Are you saying that the brushes are worn way down? It may be normal for the commutator to have a black color where the brushes make contact (depending on how much carbon is in the brush compound) but if it doesn't have bad arc marks, it might be ok.

 

If you flipped the brushes over, they may be no longer making contact to the commutator over their entire surface and won't be able to provide full current. When brushes in a motor are changed, switched or flipped, they need to be "broken in" so they make full contact and therefore give maximum current to the armature of the motor. If they are not making full contact, there will be arcing and possibly some smoke and excess heat generated and the motor will not be able to provide full rated torque.

Posted

My father in law is the mechanic at our local marina and he always told me to never buy a force.  He said, do you know what FORCE stands for, I say no, he replies FU**ING OVER REPAINTED CHRYSLER ENGINE.  I almost fell off my chair.  The other thing I would suggest is as your driving down the lake and the problem occurs choke the engine if you can.  I would assume you have a control box that allows remote choking.  Just hold the key in.  If the engine dies down there shouldnt be a fuel supply issue.  If it revs up the most likely is something wrong with your fuel supply.

 

Jim

Posted (edited)

My father in law is the mechanic at our local marina and he always told me to never buy a force.  He said, do you know what FORCE stands for, I say no, he replies FU**ING OVER REPAINTED CHRYSLER ENGINE.  I almost fell off my chair.  The other thing I would suggest is as your driving down the lake and the problem occurs choke the engine if you can.  I would assume you have a control box that allows remote choking.  Just hold the key in.  If the engine dies down there shouldnt be a fuel supply issue.  If it revs up the most likely is something wrong with your fuel supply.

 

Jim

I agree with your dad about the Force engines.

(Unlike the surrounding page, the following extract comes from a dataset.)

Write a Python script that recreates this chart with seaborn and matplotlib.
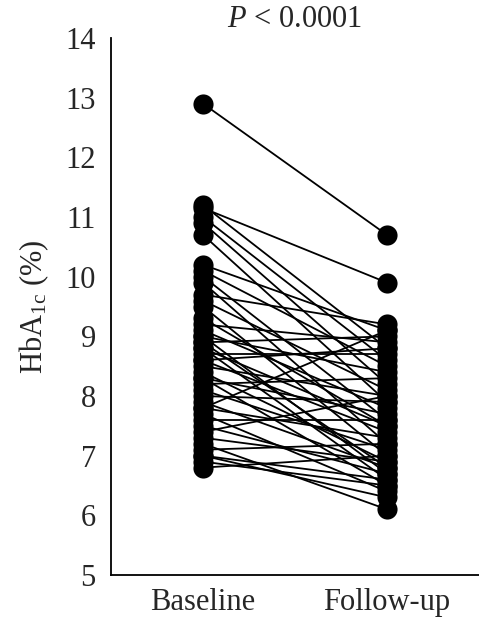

But the trouble started when Mercury started toying with these very solid Chryslers. The Chryslers were and are still good engines. But I must admit that I have had bad dreams about being on Lake Ontario in a Bilgeliner with a Force engine

Edited by rolmops
Posted

Guys, this dude needs help with his motor. Let's keep it focused on that. He seems to have fixed the dying issue, now it has developed a knock that got progressively worse as he ran it wide open. He did try to remove the fly wheel the other day but busted a bolt. He fixed that but couldn't get the wheel off anyways. Sounds like a timing issue now. Any ideas?

Posted

If the knock is getting worse it sounds like he might have blown the motor. Does it knock at lower rpms?